En este contexto de crisis político-electoral, se habla una vez más de diálogo entre el gobierno y la oposición, pero lo único que le interesa al primero es ganar tiempo para afianzar sus controles, consciente como está de que la comunidad regional es tan débil que ni siquiera una tibia resolución con algún tipo de llamado pudo sacar la OEA en la única reunión que ha celebrado su Consejo Permanente sobre la crisis venezolana. Por su parte, los gobiernos democráticos de izquierda, con excepción del de Chile, han mostrado una gran ambivalencia y hasta complacencia a la hora de exigir al gobierno venezolano el respeto a la voluntad popular. De nuevo apareció el manido discurso de la soberanía y la autodeterminación de los pueblos para justificar, nada más y nada menos, la negación de la propia voluntad del pueblo, como dijo recientemente en un artículo en el periódico El País el escritor Sergio Ramírez.
La idea de que el gobierno venezolano reconozca el triunfo de la oposición, la cual es la única posición justa y válida en estas circunstancias, implicaría literalmente el fin de la Revolución bolivariana, pues esto supondría el reconocimiento del principio de alternancia en el poder en un contexto de pluralismo político, lo cual es anatema a la concepción del régimen que no reconoce límites ante los cuales debe ceder. Un cuarto de siglo en el poder refleja claramente que la idea de la circulación de las élites políticas sobre la base de la competencia electoral libre y democrática no es parte de esa visión grandilocuente, ya manifiestamente fallida, de una supuesta revolución que llevará a ese pueblo por el camino de la redención.

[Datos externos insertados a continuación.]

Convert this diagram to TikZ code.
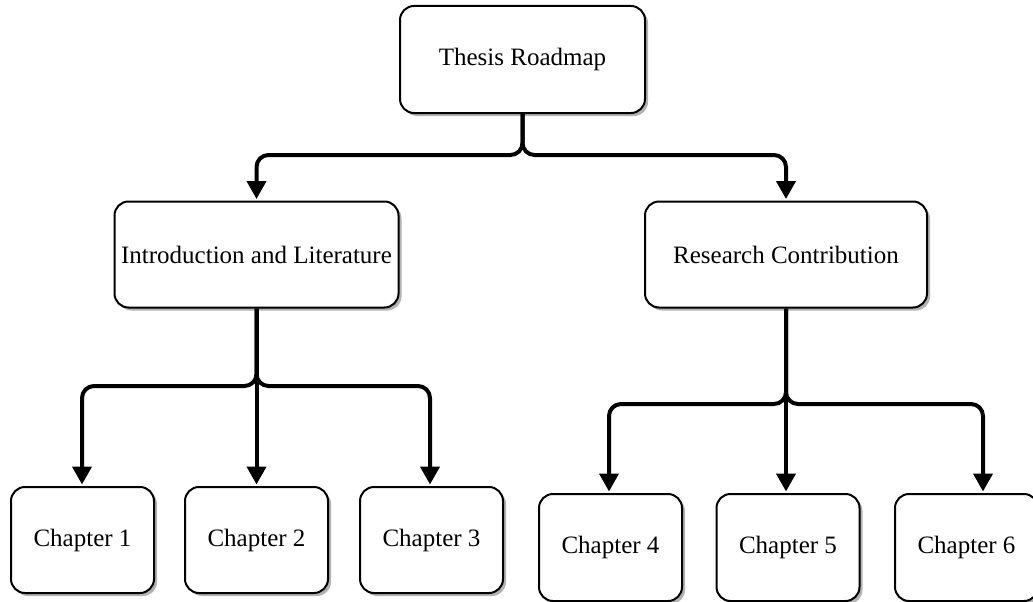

Puede decirse, entonces, que la crisis venezolana ha desembocado en un cul de sac que no parece tener otra vía de salida que no sea retroceder al estatus quo ex ante. La estructura político-militar del régimen apuesta, a través de múltiples mecanismos y maniobras, a que la oposición caiga en la fatiga política, el desgaste y la frustración. Ya lo ha logrado otras veces, por lo que confía serenamente que lo logrará una vez más. Dejada a su suerte, la oposición no podrá enfrentar esa densa maquinaria de poder, por lo que necesitará un apoyo internacional inteligente, consistente y bien encauzado que le permita mantener vivo su justo reclamo hasta que llegue el momento en que el régimen tenga que ceder o se quiebre o se haga insostenible y, finalmente, se abra paso la transición hacia la democracia.